Record-setting run has Fisher on top of the world
Jennifer Fisher now has a world mark.
The veteran Bermuda runner Sunday eclipsed the women's masters 2,000-metre steeplechase mark for 36-year-olds at the Pacific Northwest Masters Championship in Tacoma, Washington.
Competing in the quirky discipline for just the second time, Fisher won the gold medal with her time of seven minutes and 42 seconds. The old record, set by South Africa's Narietjie Ceronio, was 7:45.56.
It wasn't until later in the afternoon, after she and her husband/coach Eddie picked up the Masters Age Group Record Book, that they learned the record was hers.
"I wasn't even aware of the record. I just ran,'' said Jennifer, who also owns Island record in the 400m hurdles, 800m, 1,500m, 5,000m and 10,000m.
The 2,000m steeplechase consists of five laps around the track and requires athletes to leap over four 36-inch hurdles and one water obstacle. She first tried the event at the world masters championships in Buffalo, New York -- and won a gold medal.

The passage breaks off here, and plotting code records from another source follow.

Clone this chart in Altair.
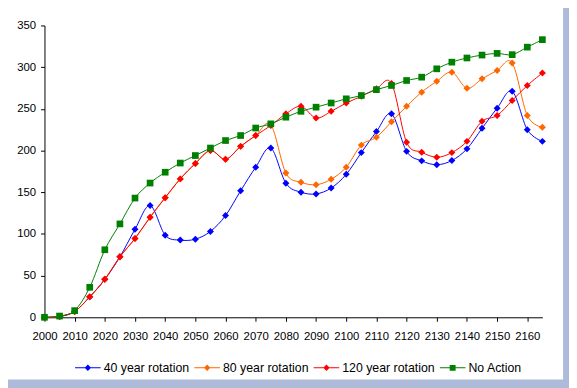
import altair as alt
import pandas as pd

years = [2000, 2005, 2010, 2015, 2020, 2025, 2030, 2035, 2040, 2045, 2050, 2055,
         2060, 2065, 2070, 2075, 2080, 2085, 2090, 2095, 2100, 2105, 2110, 2115,
         2120, 2125, 2130, 2135, 2140, 2145, 2150, 2155, 2160, 2165]

rot40 = [0, 1, 7, 24.5, 45.5, 72.5, 105.5, 134, 98.5, 92.6, 93.7, 103,
         122, 151.7, 180, 203, 160.8, 150, 148, 155, 171.5, 197.5, 222.7, 244,
         199, 187.6, 183, 188, 202, 226.6, 250.7, 271, 225, 211]

rot80 = [0, 1, 7, 24.5, 45.5, 72.5, 94.5, 120, 143.5, 166, 184.5, 200,
         189.5, 205, 218, 231, 173, 162, 159, 165.5, 180, 206.5, 216, 234.5,
         253, 270, 283, 294, 274.7, 286, 296, 305, 242, 228]

rot120 = [0, 1, 7, 24.5, 45.5, 72.5, 94.5, 120, 143.5, 166, 184.5, 200,
          189.5, 205, 218, 230, 244, 253, 239, 247, 257, 265, 274, 280.5,
          210, 198, 192, 197.5, 211, 235, 242, 260, 278, 293]

no_action = [0, 1.5, 8, 36, 81, 112, 143, 161, 174, 185, 194, 203,
             212, 218, 227, 232, 240, 247, 252, 257, 262, 266, 273, 278,
             284, 288, 298, 306, 311, 314.5, 316.5, 315, 324, 333]

series_names = ["40 year rotation", "80 year rotation", "120 year rotation", "No Action"]
series_colors = ["#0000FF", "#FF6600", "#FF0000", "#008000"]
series_shapes = ["diamond", "diamond", "diamond", "square"]

x_ticks = [2000, 2010, 2020, 2030, 2040, 2050, 2060, 2070, 2080,
           2090, 2100, 2110, 2120, 2130, 2140, 2150, 2160]
y_ticks = [0, 50, 100, 150, 200, 250, 300, 350]

rows = []
for name, vals in zip(series_names, [rot40, rot80, rot120, no_action]):
    for yr, v in zip(years, vals):
        rows.append({"year": yr, "value": v, "series": name})
df = pd.DataFrame(rows)

FONT = "Liberation Sans"
BORDER = "#AEBAD9"

x_enc = alt.X(
    "year:Q",
    scale=alt.Scale(domain=[2000, 2165], nice=False, zero=False),
    axis=alt.Axis(values=x_ticks, format="d", title=None, grid=False,
                  tickSize=4, labelPadding=10, domainColor="black",
                  tickColor="black", labelColor="black", labelFont=FONT,
                  labelFontSize=11.5, labelOverlap=False, labelFlush=False),
)
y_enc = alt.Y(
    "value:Q",
    scale=alt.Scale(domain=[0, 350], nice=False),
    axis=alt.Axis(values=y_ticks, title=None, grid=False, tickSize=4,
                  labelPadding=5, domainColor="black", tickColor="black",
                  labelColor="black", labelFont=FONT, labelFontSize=11.5),
)

base = alt.Chart(df)

frame_df = pd.DataFrame({"k": [0]})
right_band = alt.Chart(frame_df).mark_rect(color=BORDER).encode(
    x=alt.value(526), x2=alt.value(540), y=alt.value(-20), y2=alt.value(370))
bottom_band = alt.Chart(frame_df).mark_rect(color=BORDER).encode(
    x=alt.value(-40), x2=alt.value(540), y=alt.value(359), y2=alt.value(370))

layers = []
for name, col, shp in zip(series_names, series_colors, series_shapes):
    sub = base.transform_filter(alt.datum.series == name)
    layers.append(sub.mark_line(color=col, strokeWidth=1, interpolate="cardinal")
                  .encode(x=x_enc, y=y_enc))
    layers.append(sub.mark_point(shape=shp, filled=True, color=col, opacity=1,
                                 size=50 if shp == "diamond" else 46)
                  .encode(x=x_enc, y=y_enc))

line_bar = "M-1,-0.04L1,-0.04L1,0.04L-1,0.04Z "
diamond_path = line_bar + "M0,-0.25L0.25,0L0,0.25L-0.25,0Z"
square_path = line_bar + "M-0.23,-0.23L0.23,-0.23L0.23,0.23L-0.23,0.23Z"
legend_paths = [diamond_path, diamond_path, diamond_path, square_path]

leg = alt.Legend(orient="none", legendX=31, legendY=334, direction="horizontal",
                 title=None, symbolSize=676, symbolStrokeWidth=0,
                 labelFont=FONT, labelFontSize=12.5, labelColor="black",
                 labelOffset=3, columnPadding=5)

legend_layer = base.transform_filter("false").mark_point(filled=True, opacity=1).encode(
    color=alt.Color("series:N", scale=alt.Scale(domain=series_names, range=series_colors), legend=leg),
    shape=alt.Shape("series:N", scale=alt.Scale(domain=series_names, range=legend_paths), legend=leg),
)

chart = alt.layer(right_band, bottom_band, *layers, legend_layer).properties(
    width=505, height=296,
    padding={"left": 37, "top": 15, "right": 27, "bottom": 69},
    autosize=alt.AutoSizeParams(type="none"),
    background="white",
).configure_view(stroke=None)

chart.save("out.html", embed_options={"renderer": "svg", "actions": False})
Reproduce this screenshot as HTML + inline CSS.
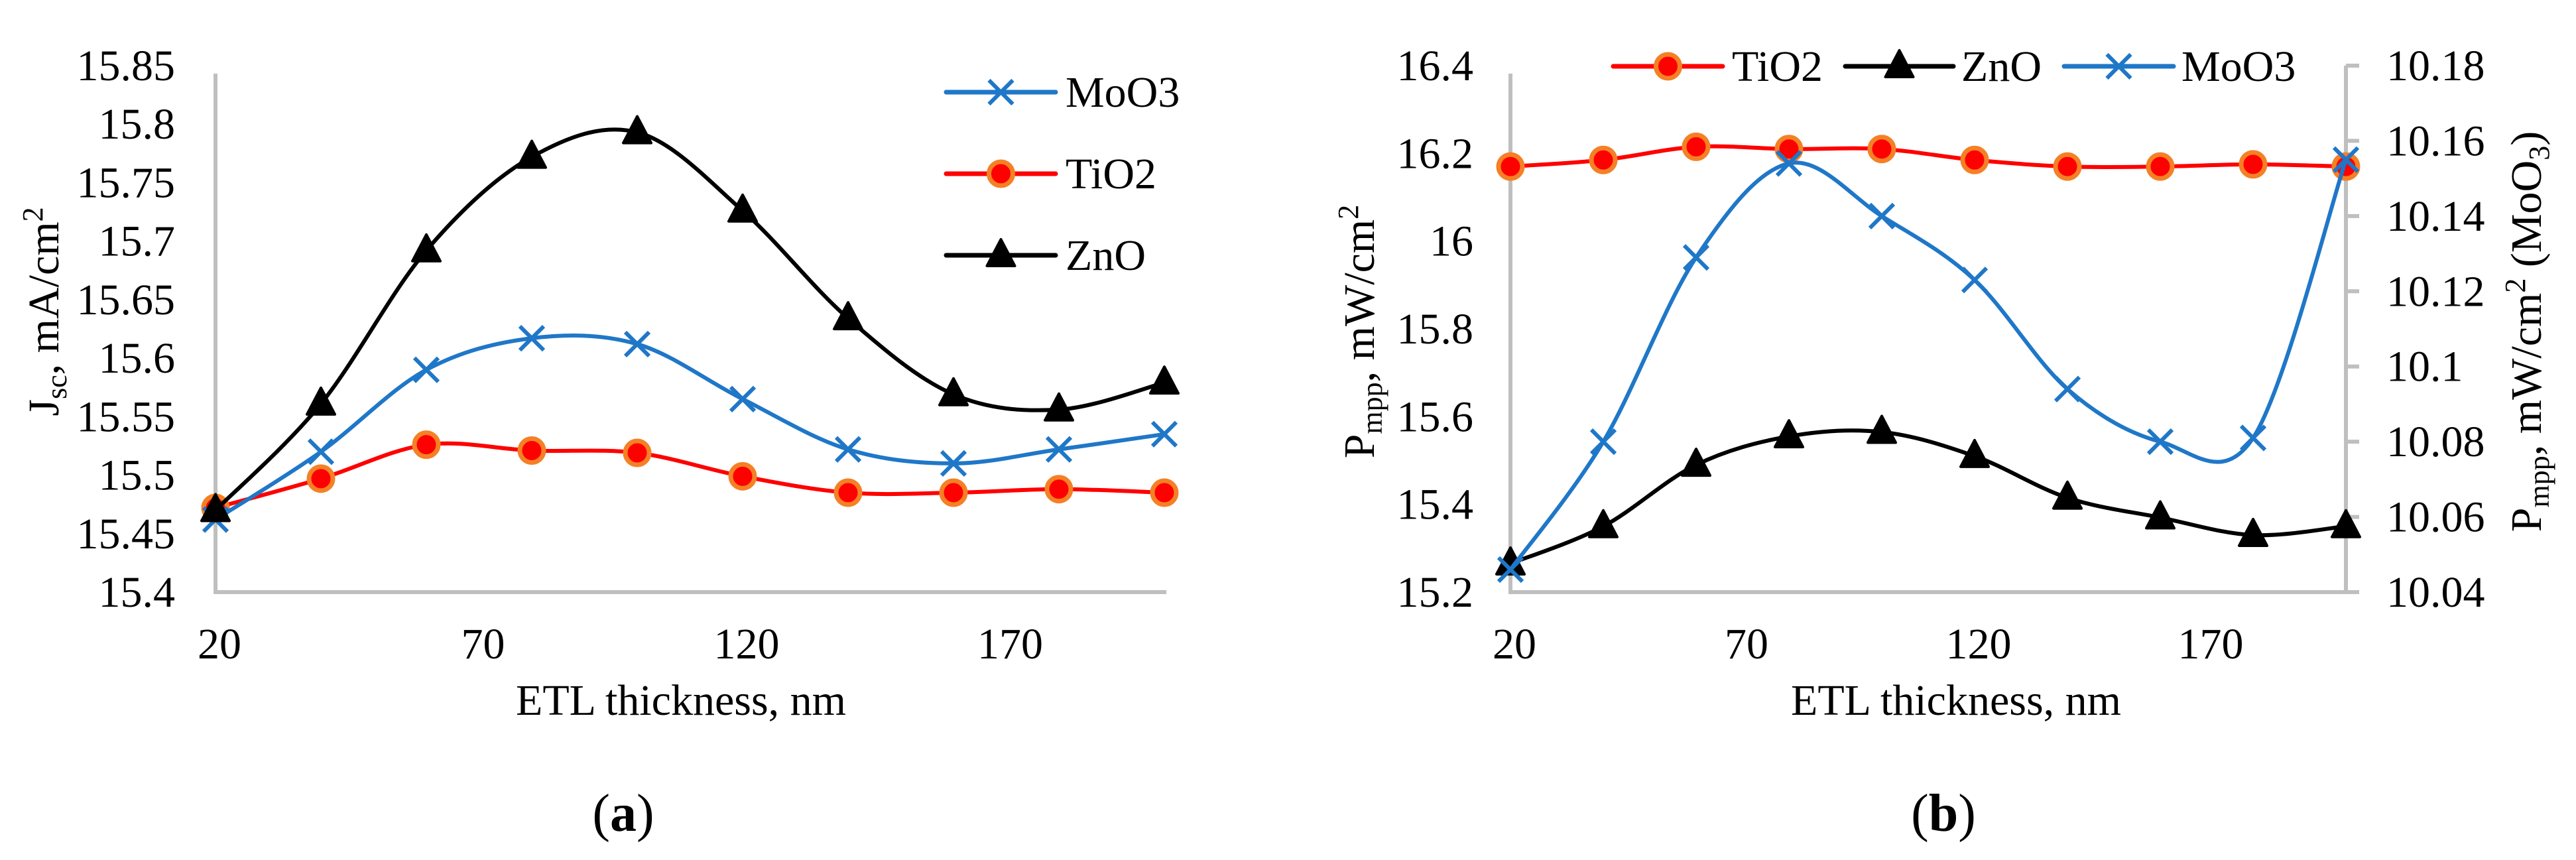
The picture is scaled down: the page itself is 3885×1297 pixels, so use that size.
<!DOCTYPE html>
<html><head><meta charset="utf-8">
<style>
html,body{margin:0;padding:0;background:#fff;}
svg{display:block;font-family:"Liberation Serif",serif;}
</style></head>
<body>
<svg id="fig" width="3885" height="1297" viewBox="0 0 3885 1297" xmlns="http://www.w3.org/2000/svg"></svg>
<script>
const xVals = [20,40,60,80,100,120,140,160,180,200];
const xTicks = [20,70,120,170];
// Chart (a): Jsc
const aMoO3 = [15.462,15.52,15.59,15.617,15.612,15.565,15.522,15.51,15.522,15.535];
const aTiO2 = [15.472,15.497,15.526,15.521,15.519,15.499,15.485,15.485,15.488,15.485];
const aZnO  = [15.47,15.561,15.692,15.772,15.793,15.726,15.634,15.569,15.556,15.579];
const aYTicks = ["15.4","15.45","15.5","15.55","15.6","15.65","15.7","15.75","15.8","15.85"];
// Chart (b): Pmpp
const bTiO2 = [16.17,16.185,16.215,16.21,16.21,16.185,16.17,16.17,16.175,16.17];
const bZnO  = [15.265,15.35,15.49,15.555,15.565,15.51,15.415,15.37,15.33,15.35];
const bMoO3 = [10.046,10.080,10.129,10.154,10.140,10.123,10.094,10.080,10.081,10.155];
const bYTicks = ["15.2","15.4","15.6","15.8","16","16.2","16.4"];
const bY2Ticks = ["10.04","10.06","10.08","10.1","10.12","10.14","10.16","10.18"];

const NS="http://www.w3.org/2000/svg";
const svg=document.getElementById('fig');
const FS=66;
function mk(tag,attrs,parent){const e=document.createElementNS(NS,tag);for(const k in attrs)e.setAttribute(k,attrs[k]);(parent||svg).appendChild(e);return e;}
function txt(s,attrs,parent){const e=mk('text',attrs,parent);e.textContent=s;return e;}

function smoothPath(pts){
  let d=`M${pts[0][0]},${pts[0][1]}`;
  for(let i=0;i<pts.length-1;i++){
    const p0=pts[Math.max(0,i-1)],p1=pts[i],p2=pts[i+1],p3=pts[Math.min(pts.length-1,i+2)];
    const c1=[p1[0]+(p2[0]-p0[0])/6,p1[1]+(p2[1]-p0[1])/6];
    const c2=[p2[0]-(p3[0]-p1[0])/6,p2[1]-(p3[1]-p1[1])/6];
    d+=` C${c1[0]},${c1[1]} ${c2[0]},${c2[1]} ${p2[0]},${p2[1]}`;
  }
  return d;
}
function marker(type,x,y,g){
  let m;
  if(type==='circle'){m=mk('circle',{cx:x,cy:y,r:18,fill:'#ff0000',stroke:'#f58025','stroke-width':7},g);}
  else if(type==='tri'){m=mk('polygon',{points:`${x},${y-24} ${x-21},${y+16} ${x+21},${y+16}`,fill:'#000',stroke:'#000','stroke-width':4,'stroke-linejoin':'round'},g);}
  else {m=mk('path',{d:`M${x-18},${y-18}L${x+18},${y+18}M${x-18},${y+18}L${x+18},${y-18}`,stroke:'#1f77c8','stroke-width':6,fill:'none'},g);}
  return m;
}
const styles={MoO3:{c:'#1f77c8',m:'x'},TiO2:{c:'#ff0000',m:'circle'},ZnO:{c:'#000',m:'tri'}};
function series(name,vals,xs,ys,g){
  const sg=mk('g',{},g);
  
  
  const pts=vals.map((v,i)=>[xs(xVals[i]),ys(v)]);
  const p=mk('path',{d:smoothPath(pts),fill:'none',stroke:styles[name].c,'stroke-width':6},sg);
  
  
  pts.forEach((pt,i)=>{const m=marker(styles[name].m,pt[0],pt[1],sg);
    
    });
}
function legendEntry(name,x1,x2,y,tx,g){
  const lg=mk('g',{},g);
  
  
  mk('line',{x1:x1,y1:y,x2:x2,y2:y,stroke:styles[name].c,'stroke-width':7,'stroke-linecap':'round'},lg);
  marker(styles[name].m,(x1+x2)/2,y,lg);
  txt(name,{x:tx,y:y+22,'font-size':FS},lg);
}

// ---------- Chart A ----------
(function(){
  const g=mk('g',{});
  
  
  const X0=325,X1=1756,Yb=893,Yt=99,ymin=15.4,ymax=15.85;
  const xs=v=>X0+(v-20)/180*(X1-X0);
  const ys=v=>Yb-(v-ymin)/(ymax-ymin)*(Yb-Yt);
  mk('line',{x1:X0,y1:Yt+12,x2:X0,y2:Yb,stroke:'#bfbfbf','stroke-width':6},g);
  mk('line',{x1:X0-3,y1:Yb,x2:X1+3,y2:Yb,stroke:'#bfbfbf','stroke-width':6},g);
  aYTicks.forEach(t=>{const e=txt(t,{x:264,y:ys(parseFloat(t))+22,'text-anchor':'end','font-size':FS},g);
    });
  xTicks.forEach(t=>{const e=txt(String(t),{x:xs(t)+6,y:993,'text-anchor':'middle','font-size':FS},g);
    });
  const xt=txt('ETL thickness, nm',{x:1027,y:1078,'text-anchor':'middle','font-size':FS},g);
  
  const yt=mk('text',{transform:'translate(88,470) rotate(-90)','text-anchor':'middle','font-size':FS},g);
  
  yt.innerHTML='J<tspan font-size="44" dy="12">sc</tspan><tspan dy="-12">, mA/cm</tspan><tspan font-size="44" dy="-24">2</tspan>';
  series('TiO2',aTiO2,xs,ys,g);
  series('MoO3',aMoO3,xs,ys,g);
  series('ZnO',aZnO,xs,ys,g);
  const lg=mk('g',{},g);
  legendEntry('MoO3',1427,1592,139,1607,lg);
  legendEntry('TiO2',1427,1592,262,1607,lg);
  legendEntry('ZnO',1427,1592,385,1607,lg);
  const cap=mk('text',{x:940,y:1253,'text-anchor':'middle','font-size':80},g);
  
  cap.innerHTML='(<tspan font-weight="bold">a</tspan>)';
})();

// ---------- Chart B ----------
(function(){
  const g=mk('g',{});
  
  
  const X0=2278,X1=3538,Yb=893,Yt=99,ymin=15.2,ymax=16.4,y2min=10.04,y2max=10.18;
  const xs=v=>X0+(v-20)/180*(X1-X0);
  const ys=v=>Yb-(v-ymin)/(ymax-ymin)*(Yb-Yt);
  const ys2=v=>Yb-(v-y2min)/(y2max-y2min)*(Yb-Yt);
  mk('line',{x1:X0,y1:Yt+12,x2:X0,y2:Yb,stroke:'#bfbfbf','stroke-width':6},g);
  mk('line',{x1:X0-3,y1:Yb,x2:X1+3,y2:Yb,stroke:'#bfbfbf','stroke-width':6},g);
  mk('line',{x1:X1,y1:Yt,x2:X1,y2:Yb,stroke:'#bfbfbf','stroke-width':6},g);
  bY2Ticks.forEach(t=>{mk('line',{x1:X1,x2:X1+20,y1:ys2(parseFloat(t)),y2:ys2(parseFloat(t)),stroke:'#bfbfbf','stroke-width':6},g);});
  bYTicks.forEach(t=>{const e=txt(t,{x:2222,y:ys(parseFloat(t))+22,'text-anchor':'end','font-size':FS},g);
    });
  bY2Ticks.forEach(t=>{const e=txt(t,{x:3599,y:ys2(parseFloat(t))+22,'text-anchor':'start','font-size':FS},g);
    });
  xTicks.forEach(t=>{const e=txt(String(t),{x:xs(t)+6,y:993,'text-anchor':'middle','font-size':FS},g);
    });
  const xt=txt('ETL thickness, nm',{x:2950,y:1078,'text-anchor':'middle','font-size':FS},g);
  
  const yt=mk('text',{transform:'translate(2072,500) rotate(-90)','text-anchor':'middle','font-size':FS},g);
  
  yt.innerHTML='P<tspan font-size="44" dy="12">mpp</tspan><tspan dy="-12">, mW/cm</tspan><tspan font-size="44" dy="-24">2</tspan>';
  const yt2=mk('text',{transform:'translate(3832,500) rotate(-90)','text-anchor':'middle','font-size':FS},g);
  
  yt2.innerHTML='P<tspan font-size="44" dy="12">mpp</tspan><tspan dy="-12">, mW/cm</tspan><tspan font-size="44" dy="-24">2</tspan><tspan dy="24"> (MoO</tspan><tspan font-size="44" dy="12">3</tspan><tspan dy="-12">)</tspan>';
  series('TiO2',bTiO2,xs,ys,g);
  series('ZnO',bZnO,xs,ys,g);
  series('MoO3',bMoO3,xs,ys2,g);
  const lg=mk('g',{},g);
  legendEntry('TiO2',2433,2598,100,2612,lg);
  legendEntry('ZnO',2783,2946,100,2958,lg);
  legendEntry('MoO3',3113,3278,100,3290,lg);
  const cap=mk('text',{x:2931,y:1253,'text-anchor':'middle','font-size':80},g);
  
  cap.innerHTML='(<tspan font-weight="bold">b</tspan>)';
})();
</script>
</body></html>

She knocked 16 seconds off that time to join the likes of Steve Scott, Evelyn Ashford, Linford Christie and Merlene Ottey in the masters record book.
"She has a good cross-contry bakcground and a lot of speed so we just married the two together,'' Eddie Fisher said of the decision to enter the steeplechase.
Jennifer Fisher, who also won the gold in the 800m in Tacoma, goes in search of more medals at an event in Victoria, British Columbia, this weekend.